-- start RECORDED INFORMATION --

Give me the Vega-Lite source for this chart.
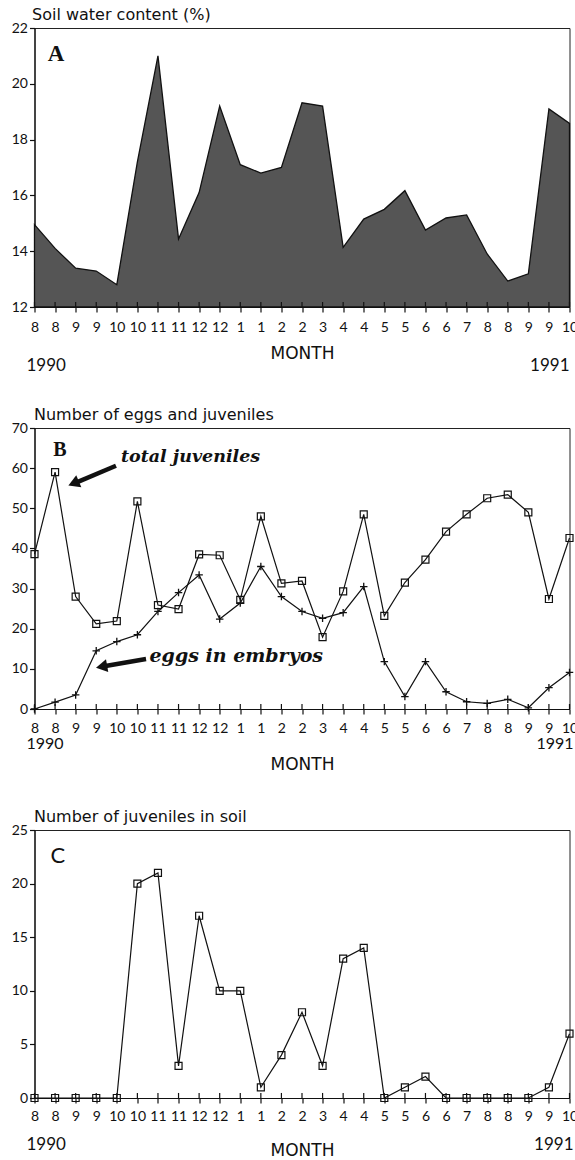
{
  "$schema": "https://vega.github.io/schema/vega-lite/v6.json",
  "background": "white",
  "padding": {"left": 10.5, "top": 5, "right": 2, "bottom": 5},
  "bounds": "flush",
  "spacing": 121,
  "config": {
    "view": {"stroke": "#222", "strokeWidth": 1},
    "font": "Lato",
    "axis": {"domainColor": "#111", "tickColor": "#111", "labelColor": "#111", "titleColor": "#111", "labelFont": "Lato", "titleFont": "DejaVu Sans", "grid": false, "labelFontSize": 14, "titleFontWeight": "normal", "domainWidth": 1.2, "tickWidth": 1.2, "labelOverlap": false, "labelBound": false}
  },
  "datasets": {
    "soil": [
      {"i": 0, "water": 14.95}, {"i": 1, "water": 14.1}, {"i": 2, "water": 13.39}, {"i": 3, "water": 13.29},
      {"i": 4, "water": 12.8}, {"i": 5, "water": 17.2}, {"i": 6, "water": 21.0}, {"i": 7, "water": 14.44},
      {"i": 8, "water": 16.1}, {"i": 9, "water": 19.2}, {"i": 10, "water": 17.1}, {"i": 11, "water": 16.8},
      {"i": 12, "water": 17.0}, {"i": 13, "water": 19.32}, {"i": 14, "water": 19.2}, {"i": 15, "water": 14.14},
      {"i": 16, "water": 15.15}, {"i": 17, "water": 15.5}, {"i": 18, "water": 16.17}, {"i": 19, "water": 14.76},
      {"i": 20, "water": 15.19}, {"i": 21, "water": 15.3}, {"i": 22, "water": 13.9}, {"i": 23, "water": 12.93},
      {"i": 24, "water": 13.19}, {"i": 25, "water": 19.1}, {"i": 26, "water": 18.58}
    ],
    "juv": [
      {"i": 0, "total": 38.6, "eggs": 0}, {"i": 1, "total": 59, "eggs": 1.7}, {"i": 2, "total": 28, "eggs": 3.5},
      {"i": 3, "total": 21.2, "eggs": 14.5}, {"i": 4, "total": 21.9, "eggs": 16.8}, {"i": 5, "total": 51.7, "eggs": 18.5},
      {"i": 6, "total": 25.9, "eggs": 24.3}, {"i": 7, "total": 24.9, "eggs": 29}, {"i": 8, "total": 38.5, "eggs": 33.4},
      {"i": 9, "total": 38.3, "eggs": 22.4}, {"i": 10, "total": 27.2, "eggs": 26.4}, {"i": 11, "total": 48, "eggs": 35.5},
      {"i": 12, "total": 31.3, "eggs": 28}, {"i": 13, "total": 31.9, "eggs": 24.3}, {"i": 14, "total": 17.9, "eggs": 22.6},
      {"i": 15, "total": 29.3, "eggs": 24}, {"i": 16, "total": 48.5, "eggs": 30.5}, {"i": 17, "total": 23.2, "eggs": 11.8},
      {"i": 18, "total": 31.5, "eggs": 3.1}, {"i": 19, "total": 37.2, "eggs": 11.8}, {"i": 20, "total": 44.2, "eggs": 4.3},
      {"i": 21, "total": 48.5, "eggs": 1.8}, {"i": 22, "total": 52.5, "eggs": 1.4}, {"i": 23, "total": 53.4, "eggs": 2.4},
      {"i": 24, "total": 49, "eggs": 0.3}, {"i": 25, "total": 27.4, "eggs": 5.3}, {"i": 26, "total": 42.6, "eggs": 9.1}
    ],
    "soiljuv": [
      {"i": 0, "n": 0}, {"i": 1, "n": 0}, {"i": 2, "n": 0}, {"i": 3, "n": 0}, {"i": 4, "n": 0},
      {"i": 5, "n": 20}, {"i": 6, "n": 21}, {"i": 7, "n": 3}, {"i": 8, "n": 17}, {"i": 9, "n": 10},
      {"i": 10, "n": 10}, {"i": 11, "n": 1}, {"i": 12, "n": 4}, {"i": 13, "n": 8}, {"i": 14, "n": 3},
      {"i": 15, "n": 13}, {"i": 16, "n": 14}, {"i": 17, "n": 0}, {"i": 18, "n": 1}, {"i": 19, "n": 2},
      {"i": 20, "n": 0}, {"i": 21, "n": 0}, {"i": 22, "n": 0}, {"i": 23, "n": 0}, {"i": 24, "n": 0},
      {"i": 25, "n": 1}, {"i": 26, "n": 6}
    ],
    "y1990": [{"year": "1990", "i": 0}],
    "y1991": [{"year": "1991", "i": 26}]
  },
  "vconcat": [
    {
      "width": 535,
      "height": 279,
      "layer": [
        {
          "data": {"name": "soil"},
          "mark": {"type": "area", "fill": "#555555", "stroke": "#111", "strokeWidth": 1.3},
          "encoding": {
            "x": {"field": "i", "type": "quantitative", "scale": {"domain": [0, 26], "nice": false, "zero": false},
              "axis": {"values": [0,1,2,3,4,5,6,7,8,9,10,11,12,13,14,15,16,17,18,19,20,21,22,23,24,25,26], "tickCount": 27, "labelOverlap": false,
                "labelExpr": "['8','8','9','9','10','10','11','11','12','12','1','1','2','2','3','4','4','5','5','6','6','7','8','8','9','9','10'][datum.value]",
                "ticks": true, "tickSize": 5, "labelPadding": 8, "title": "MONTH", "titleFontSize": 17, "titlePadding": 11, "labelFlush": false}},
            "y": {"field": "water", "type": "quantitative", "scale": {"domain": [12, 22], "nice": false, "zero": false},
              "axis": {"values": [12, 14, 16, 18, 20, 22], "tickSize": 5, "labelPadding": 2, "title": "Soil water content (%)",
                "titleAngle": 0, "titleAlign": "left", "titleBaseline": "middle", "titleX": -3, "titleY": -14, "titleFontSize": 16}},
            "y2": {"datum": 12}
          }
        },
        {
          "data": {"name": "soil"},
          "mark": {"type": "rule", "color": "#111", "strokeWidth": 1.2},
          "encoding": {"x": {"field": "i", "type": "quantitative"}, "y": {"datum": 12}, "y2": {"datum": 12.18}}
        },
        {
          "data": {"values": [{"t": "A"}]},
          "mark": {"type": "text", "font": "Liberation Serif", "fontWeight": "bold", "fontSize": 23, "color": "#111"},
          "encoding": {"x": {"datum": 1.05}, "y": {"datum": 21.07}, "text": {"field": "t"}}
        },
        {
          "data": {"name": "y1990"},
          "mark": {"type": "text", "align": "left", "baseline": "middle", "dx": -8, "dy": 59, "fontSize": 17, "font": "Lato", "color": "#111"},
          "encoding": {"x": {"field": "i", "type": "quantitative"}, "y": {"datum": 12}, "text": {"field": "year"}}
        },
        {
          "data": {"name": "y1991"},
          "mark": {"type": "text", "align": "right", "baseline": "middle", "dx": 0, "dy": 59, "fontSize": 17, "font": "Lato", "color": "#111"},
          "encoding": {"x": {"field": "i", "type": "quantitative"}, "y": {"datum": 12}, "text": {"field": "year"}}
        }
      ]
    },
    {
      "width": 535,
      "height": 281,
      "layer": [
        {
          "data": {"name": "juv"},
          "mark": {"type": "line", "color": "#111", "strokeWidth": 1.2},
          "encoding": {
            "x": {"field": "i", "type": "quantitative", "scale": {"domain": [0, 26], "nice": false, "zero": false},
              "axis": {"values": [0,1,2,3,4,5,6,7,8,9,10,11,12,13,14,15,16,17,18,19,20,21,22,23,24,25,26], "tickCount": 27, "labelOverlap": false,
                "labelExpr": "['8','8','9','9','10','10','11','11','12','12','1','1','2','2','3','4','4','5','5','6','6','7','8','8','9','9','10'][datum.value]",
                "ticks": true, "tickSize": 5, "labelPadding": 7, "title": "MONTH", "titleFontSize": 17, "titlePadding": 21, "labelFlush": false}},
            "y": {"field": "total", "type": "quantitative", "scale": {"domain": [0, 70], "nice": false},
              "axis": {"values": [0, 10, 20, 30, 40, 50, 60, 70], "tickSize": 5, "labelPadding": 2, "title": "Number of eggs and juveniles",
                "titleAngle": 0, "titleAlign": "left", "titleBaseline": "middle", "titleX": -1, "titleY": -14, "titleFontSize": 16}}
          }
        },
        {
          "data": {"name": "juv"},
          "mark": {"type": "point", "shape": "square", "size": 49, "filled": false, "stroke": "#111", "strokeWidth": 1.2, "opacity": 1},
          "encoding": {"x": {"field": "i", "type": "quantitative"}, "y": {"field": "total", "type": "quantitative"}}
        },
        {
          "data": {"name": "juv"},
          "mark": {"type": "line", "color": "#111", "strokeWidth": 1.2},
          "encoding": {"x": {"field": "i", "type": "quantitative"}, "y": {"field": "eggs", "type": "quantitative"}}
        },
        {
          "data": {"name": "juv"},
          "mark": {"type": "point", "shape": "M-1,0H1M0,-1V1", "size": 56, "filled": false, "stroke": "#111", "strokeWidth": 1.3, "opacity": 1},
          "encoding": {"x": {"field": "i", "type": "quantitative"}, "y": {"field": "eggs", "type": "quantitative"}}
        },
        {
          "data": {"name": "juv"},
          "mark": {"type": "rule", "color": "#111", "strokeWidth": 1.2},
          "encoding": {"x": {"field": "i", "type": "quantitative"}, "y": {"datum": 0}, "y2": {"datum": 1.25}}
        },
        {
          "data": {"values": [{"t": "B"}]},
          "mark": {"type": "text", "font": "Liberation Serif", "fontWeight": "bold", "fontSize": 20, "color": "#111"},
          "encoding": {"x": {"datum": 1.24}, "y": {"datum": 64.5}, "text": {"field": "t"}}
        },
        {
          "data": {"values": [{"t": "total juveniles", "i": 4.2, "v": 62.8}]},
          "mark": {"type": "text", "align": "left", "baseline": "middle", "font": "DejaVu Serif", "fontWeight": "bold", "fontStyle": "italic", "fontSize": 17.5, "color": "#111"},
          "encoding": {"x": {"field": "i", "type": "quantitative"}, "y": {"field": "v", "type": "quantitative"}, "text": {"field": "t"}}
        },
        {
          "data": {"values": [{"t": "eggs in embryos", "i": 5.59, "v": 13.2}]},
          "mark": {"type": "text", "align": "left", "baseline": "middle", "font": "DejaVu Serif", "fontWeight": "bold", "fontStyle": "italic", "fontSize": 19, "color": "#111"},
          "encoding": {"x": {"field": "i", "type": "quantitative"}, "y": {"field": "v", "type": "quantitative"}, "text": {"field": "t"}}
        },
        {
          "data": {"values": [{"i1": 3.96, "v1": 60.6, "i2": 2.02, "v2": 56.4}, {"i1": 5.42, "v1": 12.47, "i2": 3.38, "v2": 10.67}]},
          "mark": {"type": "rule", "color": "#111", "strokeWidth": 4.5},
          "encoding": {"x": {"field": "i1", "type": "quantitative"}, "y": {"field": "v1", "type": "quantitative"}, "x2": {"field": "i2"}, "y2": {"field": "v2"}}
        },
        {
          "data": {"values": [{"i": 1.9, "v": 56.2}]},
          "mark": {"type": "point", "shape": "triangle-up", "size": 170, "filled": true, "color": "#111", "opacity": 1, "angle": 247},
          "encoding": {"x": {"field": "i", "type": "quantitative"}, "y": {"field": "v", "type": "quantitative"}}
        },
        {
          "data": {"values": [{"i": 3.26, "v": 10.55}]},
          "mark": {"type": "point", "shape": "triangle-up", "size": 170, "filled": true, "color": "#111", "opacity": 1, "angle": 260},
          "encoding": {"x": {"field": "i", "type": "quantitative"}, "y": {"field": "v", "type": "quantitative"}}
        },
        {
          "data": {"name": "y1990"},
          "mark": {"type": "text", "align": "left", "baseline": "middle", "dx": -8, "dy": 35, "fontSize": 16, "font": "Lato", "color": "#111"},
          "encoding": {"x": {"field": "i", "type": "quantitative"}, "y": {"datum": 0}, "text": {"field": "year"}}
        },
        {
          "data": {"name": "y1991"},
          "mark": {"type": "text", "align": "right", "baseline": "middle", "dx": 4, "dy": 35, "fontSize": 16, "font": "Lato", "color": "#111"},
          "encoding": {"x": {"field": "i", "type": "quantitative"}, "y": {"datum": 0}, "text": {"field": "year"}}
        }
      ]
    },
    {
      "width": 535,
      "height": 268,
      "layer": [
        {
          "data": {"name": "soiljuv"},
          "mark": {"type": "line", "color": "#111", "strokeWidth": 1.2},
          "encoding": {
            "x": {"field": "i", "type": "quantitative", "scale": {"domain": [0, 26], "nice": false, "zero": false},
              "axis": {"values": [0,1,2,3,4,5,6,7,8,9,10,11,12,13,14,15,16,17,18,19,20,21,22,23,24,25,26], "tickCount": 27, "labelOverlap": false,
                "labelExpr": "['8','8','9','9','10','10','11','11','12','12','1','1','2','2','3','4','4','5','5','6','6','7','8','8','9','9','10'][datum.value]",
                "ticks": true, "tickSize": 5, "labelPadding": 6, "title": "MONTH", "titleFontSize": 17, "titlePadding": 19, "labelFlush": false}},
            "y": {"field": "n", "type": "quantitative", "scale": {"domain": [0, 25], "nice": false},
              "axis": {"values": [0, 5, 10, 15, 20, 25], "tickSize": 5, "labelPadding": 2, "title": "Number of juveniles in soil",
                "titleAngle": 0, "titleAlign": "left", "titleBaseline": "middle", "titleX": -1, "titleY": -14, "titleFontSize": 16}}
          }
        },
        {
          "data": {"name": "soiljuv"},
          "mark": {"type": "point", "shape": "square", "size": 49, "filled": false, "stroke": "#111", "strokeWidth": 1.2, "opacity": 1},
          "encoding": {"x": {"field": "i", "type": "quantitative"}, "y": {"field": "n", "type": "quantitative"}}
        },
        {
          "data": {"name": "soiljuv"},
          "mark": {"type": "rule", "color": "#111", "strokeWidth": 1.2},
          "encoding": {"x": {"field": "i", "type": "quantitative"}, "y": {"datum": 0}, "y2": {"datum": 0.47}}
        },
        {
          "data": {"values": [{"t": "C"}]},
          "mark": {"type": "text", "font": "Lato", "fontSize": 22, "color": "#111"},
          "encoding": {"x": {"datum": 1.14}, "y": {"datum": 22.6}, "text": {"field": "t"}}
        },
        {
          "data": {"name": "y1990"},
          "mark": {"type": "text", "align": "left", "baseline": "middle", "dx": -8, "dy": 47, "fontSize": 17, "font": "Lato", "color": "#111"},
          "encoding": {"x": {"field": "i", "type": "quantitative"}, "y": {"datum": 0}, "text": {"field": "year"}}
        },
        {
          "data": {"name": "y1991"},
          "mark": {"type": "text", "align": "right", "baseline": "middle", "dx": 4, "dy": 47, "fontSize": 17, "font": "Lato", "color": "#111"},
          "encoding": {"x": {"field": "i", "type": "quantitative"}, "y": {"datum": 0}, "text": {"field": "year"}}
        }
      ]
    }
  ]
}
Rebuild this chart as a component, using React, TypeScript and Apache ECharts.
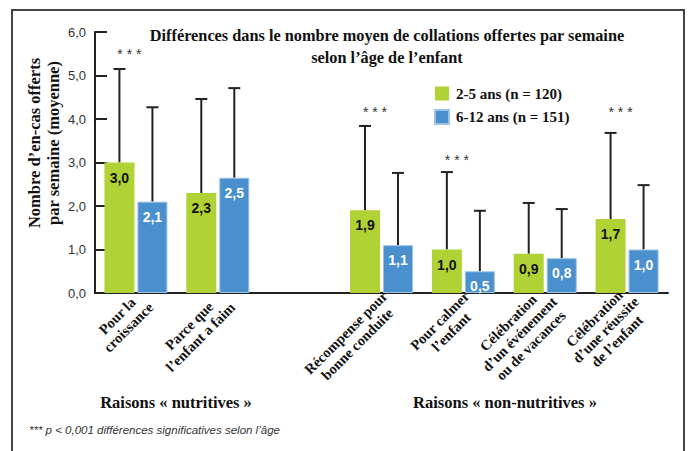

-- end RECORDED INFORMATION --

**WRITTEN INSTRUCTION:** Go through the entries above and count the lines containing the word "chart"; give only that count.

**RESULT:** 2